━━━━━ Supplied data

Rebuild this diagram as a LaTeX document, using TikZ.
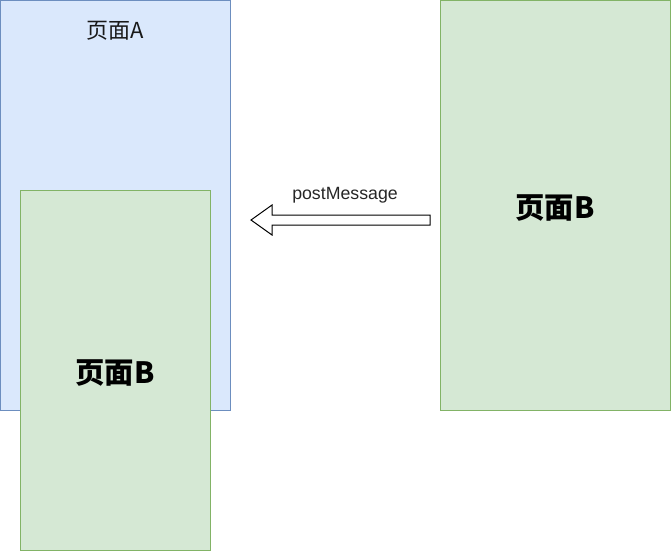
\documentclass[tikz,border=0pt]{standalone}
\usepackage{fontspec}
\setmainfont{Liberation Sans}
\newfontfamily\cjk{Noto Sans CJK SC}
\usetikzlibrary{positioning, calc}

\definecolor{blueFill}{HTML}{DAE8FC}
\definecolor{blueLine}{HTML}{6C8EBF}
\definecolor{greenFill}{HTML}{D5E8D4}
\definecolor{greenLine}{HTML}{82B366}

\begin{document}
\begin{tikzpicture}[x=0.75pt, y=-0.75pt,
    pageA/.style={draw=blueLine, fill=blueFill, line width=0.75pt, inner sep=0pt,
        minimum width=172.5pt, minimum height=307.5pt},
    pageB/.style={draw=greenLine, fill=greenFill, line width=0.75pt, inner sep=0pt,
        font=\cjk\bfseries\fontsize{22}{26}\selectfont},
    title/.style={font=\cjk\fontsize{16.5}{20}\selectfont, text=black!90, inner sep=0pt}]
    \useasboundingbox (0,0) rectangle (671,551);

    % left page with the embedded page
    \node[pageA] (outer) at (115,205) {};
    \node[title] (outerTitle) at ($(outer.north)+(0,31)$) {页面A};
    \node[pageB, minimum width=142.5pt, minimum height=270pt] (inner) at (115,370) {};
    \node[font=\cjk\bfseries\fontsize{22}{26}\selectfont, inner sep=0pt] (innerTitle) at (115,373) {页面B};

    % right page
    \node[pageB, minimum width=172.5pt, minimum height=307.5pt] (page) at (555,205) {};
    \node[font=\cjk\bfseries\fontsize{22}{26}\selectfont, inner sep=0pt] (pageTitle) at (555,208) {页面B};

    % message arrow
    \coordinate (msgStart) at (430,220);
    \coordinate (msgEnd) at (251,220);
    \draw[fill=white, line width=0.75pt, line join=miter]
        ($(msgStart)+(0,-5)$) -- (272,215) -- (272,205) -- (msgEnd)
        -- (272,235) -- (272,225) -- ($(msgStart)+(0,5)$) -- cycle;
    \node[font=\fontsize{13.3}{16}\selectfont, text=black!85] (msgLabel) at (345,195) {postMessage};
\end{tikzpicture}
\end{document}
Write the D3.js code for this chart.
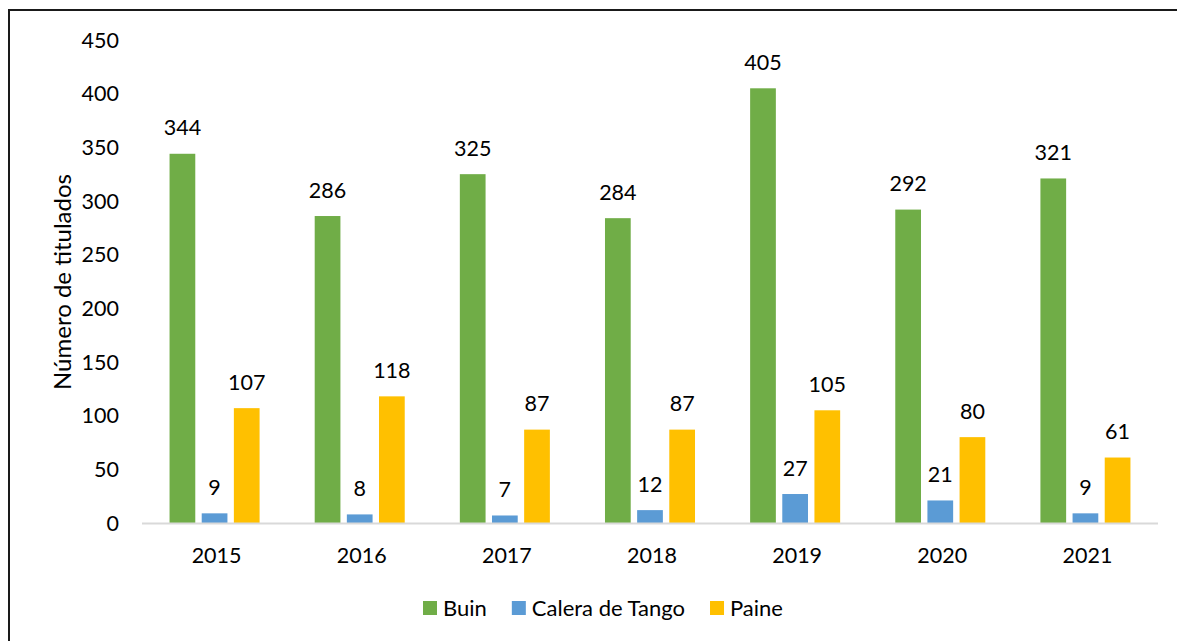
<!DOCTYPE html>
<html>
<head>
<meta charset="utf-8">
<script src="https://cdn.jsdelivr.net/npm/d3@7"></script>
<style>
  body { margin: 0; background: #fff; overflow: hidden; }
  svg { display: block; font-family: Lato, "Open Sans", sans-serif; }
</style>
</head>
<body>
<svg width="1177" height="641"></svg>
<script>
var years = ["2015", "2016", "2017", "2018", "2019", "2020", "2021"];
var series = ["Buin", "Calera de Tango", "Paine"];
var buin = [344, 286, 325, 284, 405, 292, 321];
var calera = [9, 8, 7, 12, 27, 21, 9];
var paine = [107, 118, 87, 87, 105, 80, 61];
var colors = ["#70ad47", "#5b9bd5", "#ffc000"];
var yTicks = [0, 50, 100, 150, 200, 250, 300, 350, 400, 450];

var values = [buin, calera, paine];
var rows = years.map(function(y, i) {
  return { year: y, vals: series.map(function(s, j) { return { key: s, idx: j, v: values[j][i] }; }) };
});

var svg = d3.select("svg");

// frame: only the top and left edges show in the picture
svg.append("path")
    .attr("d", "M9,641V10H1177")
    .attr("fill", "none")
    .attr("stroke", "#1a1a1a")
    .attr("stroke-width", 2);

var x0 = d3.scaleBand().domain(years).range([142, 1158]);
var x1 = d3.scaleBand().domain(series).range([0, x0.bandwidth()])
    .paddingInner(0.2).paddingOuter(0.857);
var y = d3.scaleLinear().domain([0, 450]).range([523, 40]);

// y tick labels
svg.append("g").selectAll("text")
    .data(yTicks)
    .enter().append("text")
    .attr("x", 119)
    .attr("y", function(d) { return y(d); })
    .attr("dy", "0.35em")
    .attr("text-anchor", "end")
    .attr("font-size", 21.5)
    .text(function(d) { return d; });

// y title
svg.append("text")
    .attr("transform", "translate(63,282) rotate(-90)")
    .attr("dy", "0.35em")
    .attr("text-anchor", "middle")
    .attr("font-size", 24)
    .text("Número de titulados");

var groups = svg.append("g").selectAll("g")
    .data(rows)
    .enter().append("g")
    .attr("transform", function(d) { return "translate(" + x0(d.year) + ",0)"; });

groups.selectAll("rect")
    .data(function(d) { return d.vals; })
    .enter().append("rect")
    .attr("x", function(d) { return x1(d.key); })
    .attr("y", function(d) { return y(d.v); })
    .attr("width", x1.bandwidth())
    .attr("height", function(d) { return y(0) - y(d.v); })
    .attr("fill", function(d) { return colors[d.idx]; });

groups.selectAll("text")
    .data(function(d) { return d.vals; })
    .enter().append("text")
    .attr("x", function(d) { return x1(d.key) + x1.bandwidth() / 2; })
    .attr("y", function(d) { return y(d.v) - 26; })
    .attr("dy", "0.35em")
    .attr("text-anchor", "middle")
    .attr("font-size", 21.5)
    .text(function(d) { return d.v; });

// x axis line
svg.append("line")
    .attr("x1", 142).attr("x2", 1158)
    .attr("y1", y(0) + 0.5).attr("y2", y(0) + 0.5)
    .attr("stroke", "#d9d9d9")
    .attr("stroke-width", 2);

svg.append("g").selectAll("text")
    .data(years)
    .enter().append("text")
    .attr("x", function(d) { return x0(d) + x0.bandwidth() / 2 + 2; })
    .attr("y", 555)
    .attr("dy", "0.35em")
    .attr("text-anchor", "middle")
    .attr("font-size", 21.5)
    .text(function(d) { return d; });

// legend
var legend = svg.append("g").attr("transform", "translate(423,608)");
var lx = 0;
series.forEach(function(s, i) {
  var item = legend.append("g").attr("transform", "translate(" + lx + ",0)");
  item.append("rect")
      .attr("x", 0).attr("y", -7)
      .attr("width", 14).attr("height", 14)
      .attr("fill", colors[i]);
  var t = item.append("text")
      .attr("x", 20)
      .attr("dy", "0.35em")
      .attr("font-size", 22)
      .text(s);
  lx += 20 + t.node().getComputedTextLength() + 25;
});
</script>
</body>
</html>
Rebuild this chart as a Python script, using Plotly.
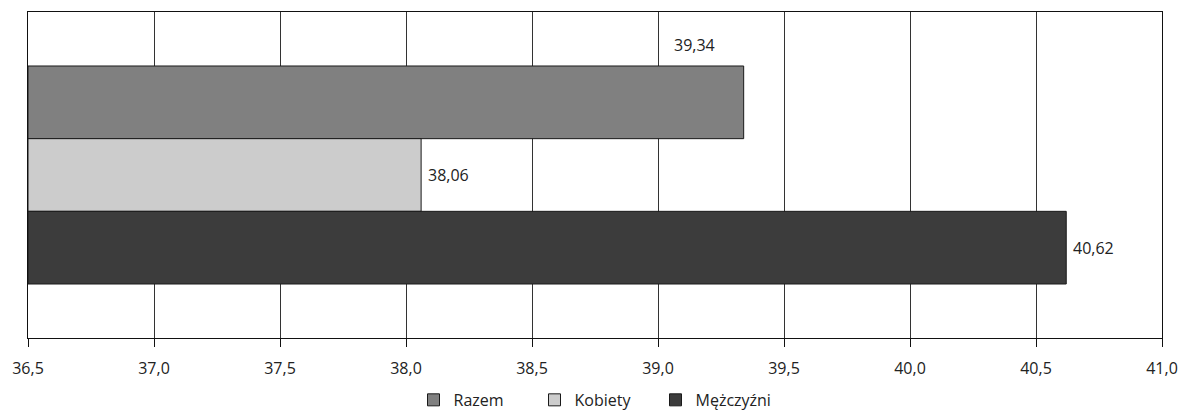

━━━━━━━━━━

> _Your goal_: Copy each line of the preceding data that contains the string "script".

> _Task output_:
<script src="https://cdn.jsdelivr.net/npm/d3@7"></script>
<script>
</script>
Rebuild this chart as a Python script, using Plotly.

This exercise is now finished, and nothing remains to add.